▽

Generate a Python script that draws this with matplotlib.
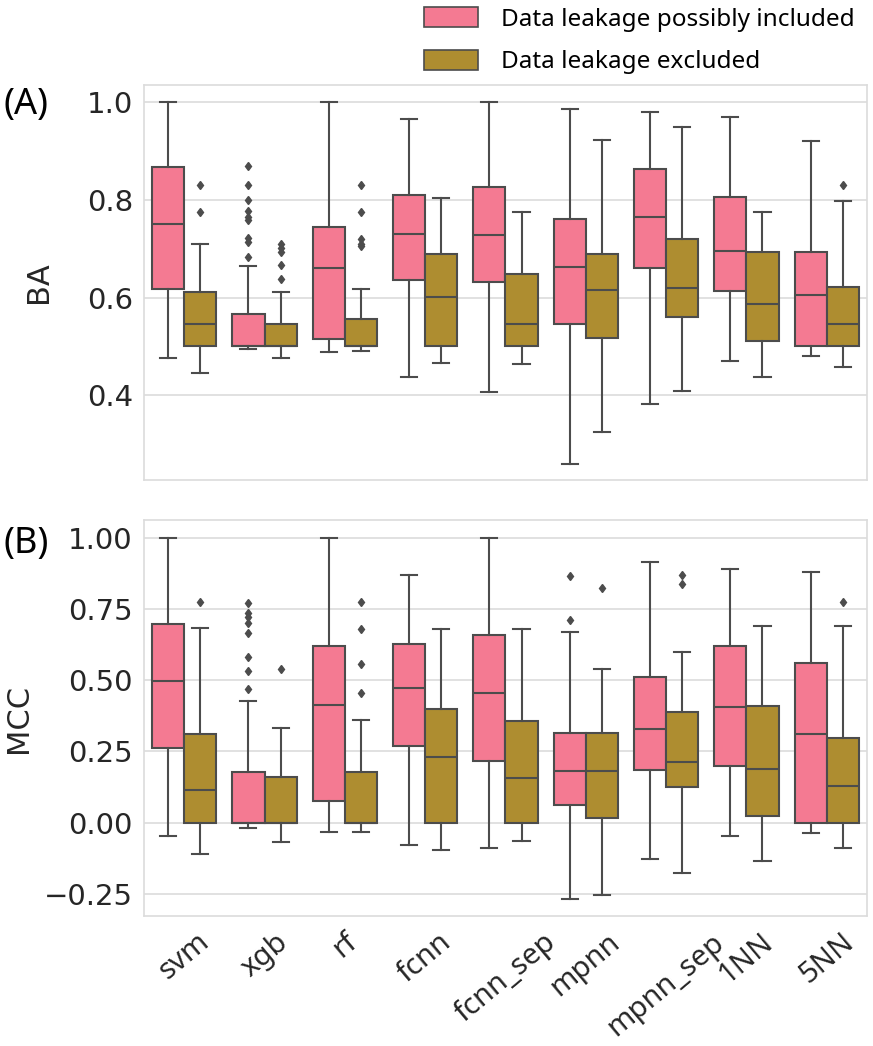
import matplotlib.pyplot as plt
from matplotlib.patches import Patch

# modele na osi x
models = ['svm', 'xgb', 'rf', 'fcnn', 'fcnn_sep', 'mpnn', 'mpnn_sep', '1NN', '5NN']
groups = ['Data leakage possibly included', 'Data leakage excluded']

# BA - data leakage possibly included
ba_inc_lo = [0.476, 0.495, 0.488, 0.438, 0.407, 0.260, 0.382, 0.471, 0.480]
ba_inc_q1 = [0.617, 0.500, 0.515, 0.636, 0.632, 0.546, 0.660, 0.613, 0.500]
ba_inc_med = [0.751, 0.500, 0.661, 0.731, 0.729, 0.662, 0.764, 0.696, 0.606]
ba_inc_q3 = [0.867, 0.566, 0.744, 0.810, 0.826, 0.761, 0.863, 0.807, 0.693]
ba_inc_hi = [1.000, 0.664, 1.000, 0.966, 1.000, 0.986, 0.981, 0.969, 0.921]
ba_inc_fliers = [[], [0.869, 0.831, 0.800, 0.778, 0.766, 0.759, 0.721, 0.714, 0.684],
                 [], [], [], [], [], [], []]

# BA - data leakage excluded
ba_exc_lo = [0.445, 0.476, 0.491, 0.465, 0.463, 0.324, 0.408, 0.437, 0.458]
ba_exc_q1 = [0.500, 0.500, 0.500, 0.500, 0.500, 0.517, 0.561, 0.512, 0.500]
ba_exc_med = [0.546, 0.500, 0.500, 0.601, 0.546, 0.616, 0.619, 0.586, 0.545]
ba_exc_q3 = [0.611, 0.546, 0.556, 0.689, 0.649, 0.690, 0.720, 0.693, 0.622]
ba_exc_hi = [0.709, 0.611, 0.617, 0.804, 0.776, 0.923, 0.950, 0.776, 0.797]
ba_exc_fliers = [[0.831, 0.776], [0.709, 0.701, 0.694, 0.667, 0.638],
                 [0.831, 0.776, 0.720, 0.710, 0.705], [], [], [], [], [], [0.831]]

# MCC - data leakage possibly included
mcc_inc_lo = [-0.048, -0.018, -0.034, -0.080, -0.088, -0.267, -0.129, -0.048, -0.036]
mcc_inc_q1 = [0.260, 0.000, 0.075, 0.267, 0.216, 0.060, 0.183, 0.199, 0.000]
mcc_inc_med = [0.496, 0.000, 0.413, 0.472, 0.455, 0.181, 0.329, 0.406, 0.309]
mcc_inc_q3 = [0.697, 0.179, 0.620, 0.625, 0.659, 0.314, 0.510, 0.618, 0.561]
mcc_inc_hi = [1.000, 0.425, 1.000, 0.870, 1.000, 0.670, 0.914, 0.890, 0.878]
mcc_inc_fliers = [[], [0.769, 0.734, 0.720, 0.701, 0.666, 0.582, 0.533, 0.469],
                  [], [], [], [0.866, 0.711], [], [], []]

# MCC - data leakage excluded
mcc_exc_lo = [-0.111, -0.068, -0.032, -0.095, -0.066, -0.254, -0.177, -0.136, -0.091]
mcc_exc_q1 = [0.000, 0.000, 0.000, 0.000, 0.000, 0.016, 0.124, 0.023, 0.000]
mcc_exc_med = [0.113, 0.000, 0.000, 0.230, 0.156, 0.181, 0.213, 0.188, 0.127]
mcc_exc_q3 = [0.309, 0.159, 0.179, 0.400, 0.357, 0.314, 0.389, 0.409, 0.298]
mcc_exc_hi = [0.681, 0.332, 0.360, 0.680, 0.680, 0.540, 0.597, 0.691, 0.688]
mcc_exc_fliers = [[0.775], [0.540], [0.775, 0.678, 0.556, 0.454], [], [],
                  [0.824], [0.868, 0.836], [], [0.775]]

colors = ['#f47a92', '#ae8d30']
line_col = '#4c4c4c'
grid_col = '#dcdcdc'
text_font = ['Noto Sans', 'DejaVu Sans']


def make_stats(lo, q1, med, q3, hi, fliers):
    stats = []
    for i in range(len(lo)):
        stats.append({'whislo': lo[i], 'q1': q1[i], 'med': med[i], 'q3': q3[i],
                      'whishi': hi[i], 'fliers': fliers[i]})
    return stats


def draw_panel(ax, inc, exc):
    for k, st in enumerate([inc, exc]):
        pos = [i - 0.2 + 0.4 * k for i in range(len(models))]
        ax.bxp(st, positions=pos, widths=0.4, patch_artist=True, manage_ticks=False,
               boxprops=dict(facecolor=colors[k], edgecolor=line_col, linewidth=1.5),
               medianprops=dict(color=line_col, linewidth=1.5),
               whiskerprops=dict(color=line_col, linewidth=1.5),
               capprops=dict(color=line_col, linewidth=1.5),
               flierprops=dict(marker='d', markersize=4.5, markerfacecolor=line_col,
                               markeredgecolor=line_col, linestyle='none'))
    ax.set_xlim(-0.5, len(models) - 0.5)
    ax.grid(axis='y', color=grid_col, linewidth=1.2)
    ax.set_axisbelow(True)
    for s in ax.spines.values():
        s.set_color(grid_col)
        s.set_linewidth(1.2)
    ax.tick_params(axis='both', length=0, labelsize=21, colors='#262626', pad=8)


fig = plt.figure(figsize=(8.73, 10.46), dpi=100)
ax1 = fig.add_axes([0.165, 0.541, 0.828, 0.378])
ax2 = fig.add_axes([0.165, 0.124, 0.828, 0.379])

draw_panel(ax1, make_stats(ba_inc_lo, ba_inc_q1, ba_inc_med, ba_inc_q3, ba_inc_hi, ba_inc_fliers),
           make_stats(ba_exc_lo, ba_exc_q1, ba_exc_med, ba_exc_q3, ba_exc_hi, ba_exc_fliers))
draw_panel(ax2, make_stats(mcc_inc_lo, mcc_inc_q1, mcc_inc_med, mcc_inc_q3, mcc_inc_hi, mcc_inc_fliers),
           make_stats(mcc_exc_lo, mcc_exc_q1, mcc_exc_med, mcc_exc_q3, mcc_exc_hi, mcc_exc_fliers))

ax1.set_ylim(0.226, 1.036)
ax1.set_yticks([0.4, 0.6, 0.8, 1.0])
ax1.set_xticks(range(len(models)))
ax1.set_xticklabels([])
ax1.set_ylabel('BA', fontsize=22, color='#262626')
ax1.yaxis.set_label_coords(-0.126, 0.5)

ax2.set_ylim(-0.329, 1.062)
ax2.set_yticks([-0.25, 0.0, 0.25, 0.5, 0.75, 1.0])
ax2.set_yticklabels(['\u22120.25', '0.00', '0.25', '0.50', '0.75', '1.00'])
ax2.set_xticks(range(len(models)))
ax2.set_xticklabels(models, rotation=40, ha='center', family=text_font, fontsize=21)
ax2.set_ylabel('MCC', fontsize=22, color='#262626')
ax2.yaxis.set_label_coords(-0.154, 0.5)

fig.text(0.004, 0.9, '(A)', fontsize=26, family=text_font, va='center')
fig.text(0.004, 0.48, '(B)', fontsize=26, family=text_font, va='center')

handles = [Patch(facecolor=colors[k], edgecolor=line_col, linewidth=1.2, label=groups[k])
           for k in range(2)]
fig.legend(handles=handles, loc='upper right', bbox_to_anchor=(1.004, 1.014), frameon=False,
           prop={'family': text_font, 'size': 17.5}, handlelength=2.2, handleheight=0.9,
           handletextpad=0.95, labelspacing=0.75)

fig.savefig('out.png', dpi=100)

△

■ Aim:
Keep the pictures out of the copy and return the rest of the data above exactly.

■ Answer:
Generate a Python script that draws this with matplotlib.
import matplotlib.pyplot as plt
from matplotlib.patches import Patch

# modele na osi x
models = ['svm', 'xgb', 'rf', 'fcnn', 'fcnn_sep', 'mpnn', 'mpnn_sep', '1NN', '5NN']
groups = ['Data leakage possibly included', 'Data leakage excluded']

# BA - data leakage possibly included
ba_inc_lo = [0.476, 0.495, 0.488, 0.438, 0.407, 0.260, 0.382, 0.471, 0.480]
ba_inc_q1 = [0.617, 0.500, 0.515, 0.636, 0.632, 0.546, 0.660, 0.613, 0.500]
ba_inc_med = [0.751, 0.500, 0.661, 0.731, 0.729, 0.662, 0.764, 0.696, 0.606]
ba_inc_q3 = [0.867, 0.566, 0.744, 0.810, 0.826, 0.761, 0.863, 0.807, 0.693]
ba_inc_hi = [1.000, 0.664, 1.000, 0.966, 1.000, 0.986, 0.981, 0.969, 0.921]
ba_inc_fliers = [[], [0.869, 0.831, 0.800, 0.778, 0.766, 0.759, 0.721, 0.714, 0.684],
                 [], [], [], [], [], [], []]

# BA - data leakage excluded
ba_exc_lo = [0.445, 0.476, 0.491, 0.465, 0.463, 0.324, 0.408, 0.437, 0.458]
ba_exc_q1 = [0.500, 0.500, 0.500, 0.500, 0.500, 0.517, 0.561, 0.512, 0.500]
ba_exc_med = [0.546, 0.500, 0.500, 0.601, 0.546, 0.616, 0.619, 0.586, 0.545]
ba_exc_q3 = [0.611, 0.546, 0.556, 0.689, 0.649, 0.690, 0.720, 0.693, 0.622]
ba_exc_hi = [0.709, 0.611, 0.617, 0.804, 0.776, 0.923, 0.950, 0.776, 0.797]
ba_exc_fliers = [[0.831, 0.776], [0.709, 0.701, 0.694, 0.667, 0.638],
                 [0.831, 0.776, 0.720, 0.710, 0.705], [], [], [], [], [], [0.831]]

# MCC - data leakage possibly included
mcc_inc_lo = [-0.048, -0.018, -0.034, -0.080, -0.088, -0.267, -0.129, -0.048, -0.036]
mcc_inc_q1 = [0.260, 0.000, 0.075, 0.267, 0.216, 0.060, 0.183, 0.199, 0.000]
mcc_inc_med = [0.496, 0.000, 0.413, 0.472, 0.455, 0.181, 0.329, 0.406, 0.309]
mcc_inc_q3 = [0.697, 0.179, 0.620, 0.625, 0.659, 0.314, 0.510, 0.618, 0.561]
mcc_inc_hi = [1.000, 0.425, 1.000, 0.870, 1.000, 0.670, 0.914, 0.890, 0.878]
mcc_inc_fliers = [[], [0.769, 0.734, 0.720, 0.701, 0.666, 0.582, 0.533, 0.469],
                  [], [], [], [0.866, 0.711], [], [], []]

# MCC - data leakage excluded
mcc_exc_lo = [-0.111, -0.068, -0.032, -0.095, -0.066, -0.254, -0.177, -0.136, -0.091]
mcc_exc_q1 = [0.000, 0.000, 0.000, 0.000, 0.000, 0.016, 0.124, 0.023, 0.000]
mcc_exc_med = [0.113, 0.000, 0.000, 0.230, 0.156, 0.181, 0.213, 0.188, 0.127]
mcc_exc_q3 = [0.309, 0.159, 0.179, 0.400, 0.357, 0.314, 0.389, 0.409, 0.298]
mcc_exc_hi = [0.681, 0.332, 0.360, 0.680, 0.680, 0.540, 0.597, 0.691, 0.688]
mcc_exc_fliers = [[0.775], [0.540], [0.775, 0.678, 0.556, 0.454], [], [],
                  [0.824], [0.868, 0.836], [], [0.775]]

colors = ['#f47a92', '#ae8d30']
line_col = '#4c4c4c'
grid_col = '#dcdcdc'
text_font = ['Noto Sans', 'DejaVu Sans']


def make_stats(lo, q1, med, q3, hi, fliers):
    stats = []
    for i in range(len(lo)):
        stats.append({'whislo': lo[i], 'q1': q1[i], 'med': med[i], 'q3': q3[i],
                      'whishi': hi[i], 'fliers': fliers[i]})
    return stats


def draw_panel(ax, inc, exc):
    for k, st in enumerate([inc, exc]):
        pos = [i - 0.2 + 0.4 * k for i in range(len(models))]
        ax.bxp(st, positions=pos, widths=0.4, patch_artist=True, manage_ticks=False,
               boxprops=dict(facecolor=colors[k], edgecolor=line_col, linewidth=1.5),
               medianprops=dict(color=line_col, linewidth=1.5),
               whiskerprops=dict(color=line_col, linewidth=1.5),
               capprops=dict(color=line_col, linewidth=1.5),
               flierprops=dict(marker='d', markersize=4.5, markerfacecolor=line_col,
                               markeredgecolor=line_col, linestyle='none'))
    ax.set_xlim(-0.5, len(models) - 0.5)
    ax.grid(axis='y', color=grid_col, linewidth=1.2)
    ax.set_axisbelow(True)
    for s in ax.spines.values():
        s.set_color(grid_col)
        s.set_linewidth(1.2)
    ax.tick_params(axis='both', length=0, labelsize=21, colors='#262626', pad=8)


fig = plt.figure(figsize=(8.73, 10.46), dpi=100)
ax1 = fig.add_axes([0.165, 0.541, 0.828, 0.378])
ax2 = fig.add_axes([0.165, 0.124, 0.828, 0.379])

draw_panel(ax1, make_stats(ba_inc_lo, ba_inc_q1, ba_inc_med, ba_inc_q3, ba_inc_hi, ba_inc_fliers),
           make_stats(ba_exc_lo, ba_exc_q1, ba_exc_med, ba_exc_q3, ba_exc_hi, ba_exc_fliers))
draw_panel(ax2, make_stats(mcc_inc_lo, mcc_inc_q1, mcc_inc_med, mcc_inc_q3, mcc_inc_hi, mcc_inc_fliers),
           make_stats(mcc_exc_lo, mcc_exc_q1, mcc_exc_med, mcc_exc_q3, mcc_exc_hi, mcc_exc_fliers))

ax1.set_ylim(0.226, 1.036)
ax1.set_yticks([0.4, 0.6, 0.8, 1.0])
ax1.set_xticks(range(len(models)))
ax1.set_xticklabels([])
ax1.set_ylabel('BA', fontsize=22, color='#262626')
ax1.yaxis.set_label_coords(-0.126, 0.5)

ax2.set_ylim(-0.329, 1.062)
ax2.set_yticks([-0.25, 0.0, 0.25, 0.5, 0.75, 1.0])
ax2.set_yticklabels(['\u22120.25', '0.00', '0.25', '0.50', '0.75', '1.00'])
ax2.set_xticks(range(len(models)))
ax2.set_xticklabels(models, rotation=40, ha='center', family=text_font, fontsize=21)
ax2.set_ylabel('MCC', fontsize=22, color='#262626')
ax2.yaxis.set_label_coords(-0.154, 0.5)

fig.text(0.004, 0.9, '(A)', fontsize=26, family=text_font, va='center')
fig.text(0.004, 0.48, '(B)', fontsize=26, family=text_font, va='center')

handles = [Patch(facecolor=colors[k], edgecolor=line_col, linewidth=1.2, label=groups[k])
           for k in range(2)]
fig.legend(handles=handles, loc='upper right', bbox_to_anchor=(1.004, 1.014), frameon=False,
           prop={'family': text_font, 'size': 17.5}, handlelength=2.2, handleheight=0.9,
           handletextpad=0.95, labelspacing=0.75)

fig.savefig('out.png', dpi=100)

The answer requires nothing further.